靈溪與秦梓喬通過自己的努力,深挖古老的道醫文化,不斷吸收養分,成長為參天的大樹。
兩人亦師亦友,是心心相惜的靈魂伴侶,不是伴侶勝似伴侶。
人與人的關系很奇妙,沈柔嬌一直沒參透靈溪與秦梓喬的關系。直到老年,她才豁然明白,靈溪是有大智慧的人。
她心中有愛無情。
愛比情來得更真,不會因情的變化而變化,情是欲,是控制,是得不到會生怨怼的情緒。
每個人心中都有缺口,需要去填補。
靈溪取了愛填補那個缺口,如若再加上情,又過多會溢出來,溢出來便生出許多雜亂的情緒。
靈溪與秦梓林發心至純至真,深深地愛着對方。
......
慈雲大師父的三個徒弟,終于同時出現在她的墓前。
寒冬,原本還算明亮的天空,被厚重的烏雲吞噬,沉甸甸地壓在雪原的上空。凜冽寒風似利箭,穿透棉衣帶着徹骨的寒意,蒼茫冷峻的土地被冬的威嚴籠罩。
厚厚的積雪覆蓋在慈雲的墓碑上,沈柔嬌裹着袖子擦掉碑身上的白雪。大師父仙逝時,沈柔嬌正為三花胃泰忙的焦頭爛額,為不影響徒弟的工作,慈雲留下遺言:什麼時候藥品研制成功,什麼時候再來看我。
這一等便是五年時間,不拿到三花口服液的樣品,沈柔嬌沒有臉面來見大師父。
墓碑碑身上“慈雲”兩個字,那是大師父親手所書,筆鋒間透着一股淡泊與灑脫,是她一生修行的寫照;兩側對聯,上聯“道法自然悟天地之理”,下聯“無為而治守本心清明”,橫批“道心長存”。
沈柔嬌點燃三根香,雙手恭敬地舉過頭頂,插在墓碑前,跪地咚咚咚地連磕三個響頭,從棉衣口袋裡掏出口服液的樣品,打開後,灑在大師父的墓碑前,一支又一支,一共九支。
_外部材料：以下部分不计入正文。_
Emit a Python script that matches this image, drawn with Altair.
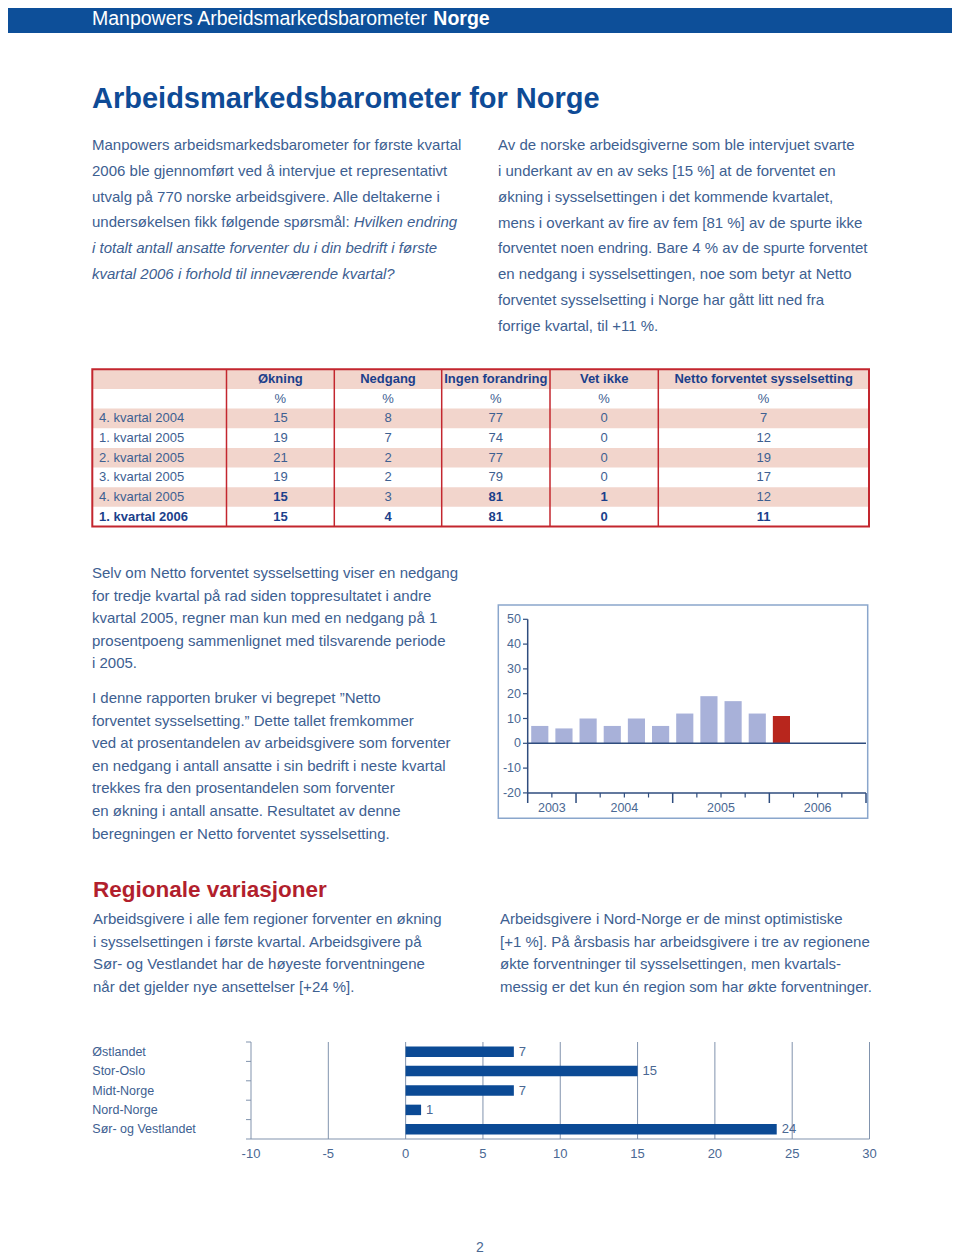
import altair as alt
import pandas as pd

# ======================= DATA =======================
header_regular = "Manpowers Arbeidsmarkedsbarometer "
header_bold = "Norge"
page_title = "Arbeidsmarkedsbarometer for Norge"

intro_left_normal = [
    "Manpowers arbeidsmarkedsbarometer for første kvartal",
    "2006 ble gjennomført ved å intervjue et representativt",
    "utvalg på 770 norske arbeidsgivere. Alle deltakerne i",
    "undersøkelsen fikk følgende spørsmål: ",
]
intro_left_italic_tail = ["Hvilken endring"]
intro_left_italic = [
    "i totalt antall ansatte forventer du i din bedrift i første",
    "kvartal 2006 i forhold til inneværende kvartal?",
]
intro_right = [
    "Av de norske arbeidsgiverne som ble intervjuet svarte",
    "i underkant av en av seks [15 %] at de forventet en",
    "økning i sysselsettingen i det kommende kvartalet,",
    "mens i overkant av fire av fem [81 %] av de spurte ikke",
    "forventet noen endring. Bare 4 % av de spurte forventet",
    "en nedgang i sysselsettingen, noe som betyr at Netto",
    "forventet sysselsetting i Norge har gått litt ned fra",
    "forrige kvartal, til +11 %.",
]
mid_para1 = [
    "Selv om Netto forventet sysselsetting viser en nedgang",
    "for tredje kvartal på rad siden toppresultatet i andre",
    "kvartal 2005, regner man kun med en nedgang på 1",
    "prosentpoeng sammenlignet med tilsvarende periode",
    "i 2005.",
]
mid_para2 = [
    "I denne rapporten bruker vi begrepet \u201dNetto",
    "forventet sysselsetting.\u201d Dette tallet fremkommer",
    "ved at prosentandelen av arbeidsgivere som forventer",
    "en nedgang i antall ansatte i sin bedrift i neste kvartal",
    "trekkes fra den prosentandelen som forventer",
    "en økning i antall ansatte. Resultatet av denne",
    "beregningen er Netto forventet sysselsetting.",
]
region_title = "Regionale variasjoner"
region_left = [
    "Arbeidsgivere i alle fem regioner forventer en økning",
    "i sysselsettingen i første kvartal. Arbeidsgivere på",
    "Sør- og Vestlandet har de høyeste forventningene",
    "når det gjelder nye ansettelser [+24 %].",
]
region_right = [
    "Arbeidsgivere i Nord-Norge er de minst optimistiske",
    "[+1 %]. På årsbasis har arbeidsgivere i tre av regionene",
    "økte forventninger til sysselsettingen, men kvartals-",
    "messig er det kun én region som har økte forventninger.",
]

table_columns = ["Økning", "Nedgang", "Ingen forandring", "Vet ikke",
                 "Netto forventet sysselsetting"]
table_unit = "%"
table_periods = ["4. kvartal 2004", "1. kvartal 2005", "2. kvartal 2005",
                 "3. kvartal 2005", "4. kvartal 2005", "1. kvartal 2006"]
table_okning = [15, 19, 21, 19, 15, 15]
table_nedgang = [8, 7, 2, 2, 3, 4]
table_ingen = [77, 74, 77, 79, 81, 81]
table_vet_ikke = [0, 0, 0, 0, 1, 0]
table_netto = [7, 12, 19, 17, 12, 11]

bar_quarters = ["2003 K3", "2003 K4",
                "2004 K1", "2004 K2", "2004 K3", "2004 K4",
                "2005 K1", "2005 K2", "2005 K3", "2005 K4",
                "2006 K1", "2006 K2", "2006 K3", "2006 K4"]
bar_values = [7, 6, 10, 7, 10, 7, 12, 19, 17, 12, 11]
bar_years = ["2003", "2004", "2005", "2006"]
bar_year_quarters = [2, 4, 4, 4]
bar_y_ticks = [50, 40, 30, 20, 10, 0, -10, -20]

regions = ["Østlandet", "Stor-Oslo", "Midt-Norge", "Nord-Norge", "Sør- og Vestlandet"]
region_values = [7, 15, 7, 1, 24]
region_ticks = [-10, -5, 0, 5, 10, 15, 20, 25, 30]

page_number = "2"

# ======================= STYLE / LAYOUT =======================
FONT = "Liberation Sans"
BODY = "#3d6091"
HEAD_BLUE = "#0d4f99"
TITLE = "#0e4b96"
TAB_HEAD = "#1b3f8b"
PINK = "#f2d5cc"
TAB_RED = "#c3262e"
LAV = "#a8b1d9"
BAR_RED = "#b8261d"
AXIS = "#2f4d7e"
BOX = "#8aa6cc"
HBAR = "#0b4a95"
GRID = "#8193ad"
REG_RED = "#b21f2d"
LABEL = "#4a6893"

W, H = 944, 1251


def P(v):
    """page coordinate -> chart coordinate (8px page margin)"""
    return v - 8


ONE = pd.DataFrame({"k": [0]})


def text_block(lines, x, y0, dy, start=0, size=15, color=BODY, weight="normal",
               style="normal", align="left"):
    df = pd.DataFrame({"t": lines, "i": [start + k for k in range(len(lines))]})
    return alt.Chart(df).mark_text(
        align=align, baseline="middle", font=FONT, fontSize=size,
        fontWeight=weight, fontStyle=style, color=color
    ).encode(
        x=alt.value(P(x)),
        y=alt.Y("i:Q", scale=alt.Scale(domain=[0, 1], range=[P(y0), P(y0 + dy)], nice=False),
                axis=None),
        text="t:N",
    )


layers = []

# ---------- header band & titles ----------
layers.append(alt.Chart(ONE).mark_rect(color=HEAD_BLUE).encode(
    x=alt.value(0), x2=alt.value(W), y=alt.value(0), y2=alt.value(P(33))))
layers.append(text_block([header_regular], 92, 19, 20, size=19.5, color="white"))
layers.append(text_block([header_bold], 92 + 17.505 * 19.5, 19, 20, size=19.5,
                         color="white", weight="bold"))
layers.append(text_block([page_title], 92, 99, 30, size=29, color=TITLE, weight="bold"))

# ---------- intro paragraphs ----------
layers.append(text_block(intro_left_normal, 92, 145, 25.8))
layers.append(text_block(intro_left_italic_tail, 92 + 17.45 * 15, 145, 25.8, start=3, style="italic"))
layers.append(text_block(intro_left_italic, 92, 145, 25.8, start=4, style="italic"))
layers.append(text_block(intro_right, 498, 145, 25.86))

# ---------- table ----------
col_edges = [92.3, 226.5, 334.3, 441.7, 550.0, 658.3, 869.0]
col_centers = [P((col_edges[i + 1] + col_edges[i + 2]) / 2) for i in range(len(table_columns))]
t_top, t_bot = 369.3, 526.5
row_keys = ["head", "unit"] + ["r%d" % i for i in range(len(table_periods))]
pink_rows = ["head", "r0", "r2", "r4"]
bold_cells = {(5, 0), (5, 1), (5, 2), (5, 3), (5, 4), (4, 0), (4, 2), (4, 3)}

ysc_t = alt.Scale(domain=row_keys, range=[P(t_top), P(t_bot)], paddingInner=0, paddingOuter=0)
idsc = alt.Scale(domain=[0, W], range=[0, W], nice=False, zero=False)

layers.append(alt.Chart(pd.DataFrame({"row": pink_rows})).mark_rect(color=PINK).encode(
    y=alt.Y("row:N", scale=ysc_t, axis=None),
    x=alt.value(P(col_edges[0])), x2=alt.value(P(col_edges[-1]))))
layers.append(alt.Chart(pd.DataFrame({"e": [P(e) for e in col_edges[1:-1]]})).mark_rule(
    color=TAB_RED, strokeWidth=1.5).encode(
    x=alt.X("e:Q", scale=idsc, axis=None),
    y=alt.value(P(t_top)), y2=alt.value(P(t_bot))))
layers.append(alt.Chart(ONE).mark_rect(fillOpacity=0, stroke=TAB_RED, strokeWidth=2).encode(
    x=alt.value(P(col_edges[0])), x2=alt.value(P(col_edges[-1])),
    y=alt.value(P(t_top)), y2=alt.value(P(t_bot))))

head_df = pd.DataFrame({"t": table_columns, "cx": col_centers, "row": "head"})
unit_df = pd.DataFrame({"t": [table_unit] * len(table_columns), "cx": col_centers, "row": "unit"})
table_values = [table_okning, table_nedgang, table_ingen, table_vet_ikke, table_netto]
cells = []
for ri in range(len(table_periods)):
    for ci in range(len(table_columns)):
        cells.append({"t": str(table_values[ci][ri]), "cx": col_centers[ci], "row": "r%d" % ri,
                      "bold": (ri, ci) in bold_cells})
cells_df = pd.DataFrame(cells)


def table_text(df, weight, color, size=13):
    return alt.Chart(df).mark_text(align="center", baseline="middle", font=FONT, fontSize=size,
                                   fontWeight=weight, color=color).encode(
        x=alt.X("cx:Q", scale=idsc, axis=None),
        y=alt.Y("row:N", scale=ysc_t, axis=None),
        text="t:N")


layers.append(table_text(head_df, "bold", TAB_HEAD))
layers.append(table_text(unit_df, "normal", BODY, 13))
layers.append(table_text(cells_df[~cells_df["bold"]], "normal", BODY, 13))
layers.append(table_text(cells_df[cells_df["bold"]], "bold", TAB_HEAD, 13))

lab_df = pd.DataFrame({"t": table_periods, "row": ["r%d" % i for i in range(len(table_periods))]})
for sub, weight, color in [(lab_df.iloc[:-1], "normal", BODY), (lab_df.iloc[-1:], "bold", TAB_HEAD)]:
    layers.append(alt.Chart(sub).mark_text(align="left", baseline="middle", font=FONT, fontSize=13,
                                           fontWeight=weight, color=color).encode(
        x=alt.value(P(99)), y=alt.Y("row:N", scale=ysc_t, axis=None), text="t:N"))

# ---------- middle paragraphs ----------
layers.append(text_block(mid_para1, 92, 573, 22.6))
layers.append(text_block(mid_para2, 92, 698, 22.6))

# ---------- vertical bar chart ----------
bx0, bx1 = 527.7, 866.0
ysc = alt.Scale(domain=[-20, 50], range=[P(792.9), P(619.3)], nice=False)
xband = alt.Scale(domain=bar_quarters, range=[P(bx0), P(bx1)], paddingInner=0.29, paddingOuter=0.145)
nq = len(bar_quarters)
xq = alt.Scale(domain=[0, nq], range=[P(bx0), P(bx1)], nice=False, zero=False)

layers.append(alt.Chart(ONE).mark_rect(fillOpacity=0, stroke=BOX, strokeWidth=1.5).encode(
    x=alt.value(P(498.3)), x2=alt.value(P(867.7)), y=alt.value(P(605)), y2=alt.value(P(818.3))))

bars_df = pd.DataFrame({"q": bar_quarters[:len(bar_values)], "v": bar_values})
bars_df["current"] = [i == len(bar_values) - 1 for i in range(len(bar_values))]
layers.append(alt.Chart(bars_df).mark_bar().encode(
    x=alt.X("q:N", scale=xband, axis=None),
    y=alt.Y("v:Q", scale=ysc, axis=None),
    y2=alt.datum(0),
    color=alt.condition("datum.current", alt.value(BAR_RED), alt.value(LAV))))

layers.append(alt.Chart(pd.DataFrame({"lo": [min(bar_y_ticks)], "hi": [max(bar_y_ticks)]})).mark_rule(
    color=AXIS, strokeWidth=1.5).encode(
    x=alt.value(P(bx0)), y=alt.Y("lo:Q", scale=ysc, axis=None), y2="hi:Q"))
layers.append(alt.Chart(pd.DataFrame({"t": [0, min(bar_y_ticks)]})).mark_rule(
    color=AXIS, strokeWidth=1.5).encode(
    y=alt.Y("t:Q", scale=ysc, axis=None), x=alt.value(P(bx0)), x2=alt.value(P(bx1))))
ytick_df = pd.DataFrame({"t": bar_y_ticks, "s": [str(t) for t in bar_y_ticks]})
layers.append(alt.Chart(ytick_df).mark_rule(color=AXIS, strokeWidth=1.2).encode(
    y=alt.Y("t:Q", scale=ysc, axis=None), x=alt.value(P(523)), x2=alt.value(P(bx0))))
layers.append(alt.Chart(ytick_df).mark_text(align="right", baseline="middle", font=FONT,
                                            fontSize=12.5, color=LABEL).encode(
    y=alt.Y("t:Q", scale=ysc, axis=None), x=alt.value(P(521)), text="s:N"))

bounds = [0]
for n in bar_year_quarters:
    bounds.append(bounds[-1] + n)
minor = [i for i in range(nq + 1) if i not in bounds]
layers.append(alt.Chart(pd.DataFrame({"i": minor})).mark_rule(color=AXIS, strokeWidth=1.2).encode(
    x=alt.X("i:Q", scale=xq, axis=None), y=alt.value(P(792.9)), y2=alt.value(P(797.5))))
layers.append(alt.Chart(pd.DataFrame({"i": bounds})).mark_rule(color=AXIS, strokeWidth=1.5).encode(
    x=alt.X("i:Q", scale=xq, axis=None), y=alt.value(P(792.9)), y2=alt.value(P(803))))
year_mid = [(bounds[k] + bounds[k + 1]) / 2 for k in range(len(bar_years))]
layers.append(alt.Chart(pd.DataFrame({"y": bar_years, "m": year_mid})).mark_text(
    align="center", baseline="middle", font=FONT, fontSize=12.5, color=LABEL).encode(
    x=alt.X("m:Q", scale=xq, axis=None), y=alt.value(P(807.5)), text="y:N"))

# ---------- regional section ----------
layers.append(text_block([region_title], 93, 890, 22, size=22.5, color=REG_RED, weight="bold"))
layers.append(text_block(region_left, 93, 919, 22.67))
layers.append(text_block(region_right, 500, 919, 22.67))

xr = alt.Scale(domain=[min(region_ticks), max(region_ticks)], range=[P(251), P(869.5)], nice=False)
ry0, ry1 = 1042.0, 1139.0
yr = alt.Scale(domain=regions, range=[P(ry0), P(ry1)], paddingInner=0.46, paddingOuter=0.23)
yk = alt.Scale(domain=[0, len(regions)], range=[P(ry0), P(ry1)], nice=False, zero=False)

rt_df = pd.DataFrame({"t": region_ticks, "s": [str(t) for t in region_ticks]})
layers.append(alt.Chart(rt_df).mark_rule(color=GRID, strokeWidth=1).encode(
    x=alt.X("t:Q", scale=xr, axis=None), y=alt.value(P(ry0)), y2=alt.value(P(ry1))))
layers.append(alt.Chart(pd.DataFrame({"k": list(range(len(regions) + 1))})).mark_rule(
    color=GRID, strokeWidth=1).encode(
    y=alt.Y("k:Q", scale=yk, axis=None), x=alt.value(P(246)), x2=alt.value(P(251))))
layers.append(alt.Chart(pd.DataFrame({"lo": [min(region_ticks)], "hi": [max(region_ticks)]})).mark_rule(
    color=GRID, strokeWidth=1).encode(
    x=alt.X("lo:Q", scale=xr, axis=None), x2="hi:Q", y=alt.value(P(ry1))))

reg_df = pd.DataFrame({"r": regions, "v": region_values, "s": [str(v) for v in region_values]})
layers.append(alt.Chart(reg_df).mark_bar(color=HBAR).encode(
    x=alt.X("v:Q", scale=xr, axis=None), x2=alt.datum(0),
    y=alt.Y("r:N", scale=yr, axis=None)))
layers.append(alt.Chart(reg_df).mark_text(align="left", baseline="middle", dx=5, font=FONT,
                                          fontSize=13, color=LABEL).encode(
    x=alt.X("v:Q", scale=xr, axis=None), y=alt.Y("r:N", scale=yr, axis=None), text="s:N"))
layers.append(alt.Chart(reg_df).mark_text(align="left", baseline="middle", font=FONT,
                                          fontSize=12.5, color=BODY).encode(
    x=alt.value(P(92.3)), y=alt.Y("r:N", scale=yr, axis=None), text="r:N"))
layers.append(alt.Chart(rt_df).mark_text(align="center", baseline="middle", font=FONT,
                                         fontSize=13, color=LABEL).encode(
    x=alt.X("t:Q", scale=xr, axis=None), y=alt.value(P(1153.5)), text="s:N"))

# ---------- page number ----------
layers.append(text_block([page_number], 480, 1248, 20, size=14, color=LABEL, align="center"))

chart = alt.layer(*layers).resolve_scale(
    x="independent", y="independent"
).properties(
    width=W, height=H, padding=0, background="white",
    autosize=alt.AutoSizeParams(type="none"),
).configure_view(stroke=None)

chart.save("out.html", embed_options={"renderer": "svg", "actions": False})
“大師父,沒讓您失望,我來看您了。”她又掏出一支,撥開墓碑前的雪,用手一下又一下挖開下面的泥土,将三花口服液埋在慈雲的墓碑前,沈柔嬌的手指被凍紅,指甲縫裡沾滿泥土,她在衣服上擦了擦,再開口,聲音帶着哽咽,“大師父,您看看,我把它做出來了。沒辜負您的臨終托付。”這一路走來的辛酸,在此刻甘之若饴,是大師父的無私才成就了三花藥業的今天。
多少病人因此受益,多少家庭因此受益,功德無法估量。
慈雲與三徒弟相處不過短短幾天,卻把一生行醫鑽研的秘方,給了她,親手為沈柔嬌插上翅膀,讓她原地起飛,鵬程九萬裡。
被淚水模糊的目光停留在墓碑上,“大師父,您的藥方特别好,治愈了千千萬萬的患者。他們都說您真神,道醫真神。”
沈柔嬌膝蓋處被雪水洇濕一大片,靈溪心疼師妹,想扶起她,但沈柔嬌就是跪着不肯起,繼續說道:“大師父,再告訴你一個好消息,無名草淮樾他們找了它的名字,叫玉露。好多頂厲害頂厲害的專家,正用它治療肺結核。玉露是治療結核病的特效藥。那棵小草因為您變成了寶貝......”
那天,她在墓前跪了一個小時,像個說故事的人,一直講啊講,大師父一直聽啊聽,師徒二人,一人在地上,一人在天上。
在沈柔嬌起身的那刻,一道光穿過雲層,罩住了她與大師父的墓,身後的靜玄見狀,拉着靈溪跨進那片光中,三個徒弟同時向慈雲大師父,行道家最高的跪拜禮,三跪九叩禮。
三人,三次下跪,每次下跪叩首三次,禮行完,那道光瞬間消失。
沒人能解釋,也無需解釋。
道法自然,一切都可以發生,凡發生必有因果。所謂因果不過是世間萬物都遵循的法則,“生死氣化”是能量在自然中的循環轉化,慈雲大師父也許化作風,也許化作光,也許化作懸浮的塵土,她一直在,在被記住的那一刻。
回玉濟觀的路上,沈柔嬌與靈溪一左一右地挽着靜玄的胳膊,三人一路走,一路說說笑笑,腳下的雪被她們踩得咯吱咯吱響,被風帶到遠方。
她們不知道,那道光在三人的笑聲中再次出現,照在雪地的一串足印上,如同灑下細碎的銀光,一閃一閃。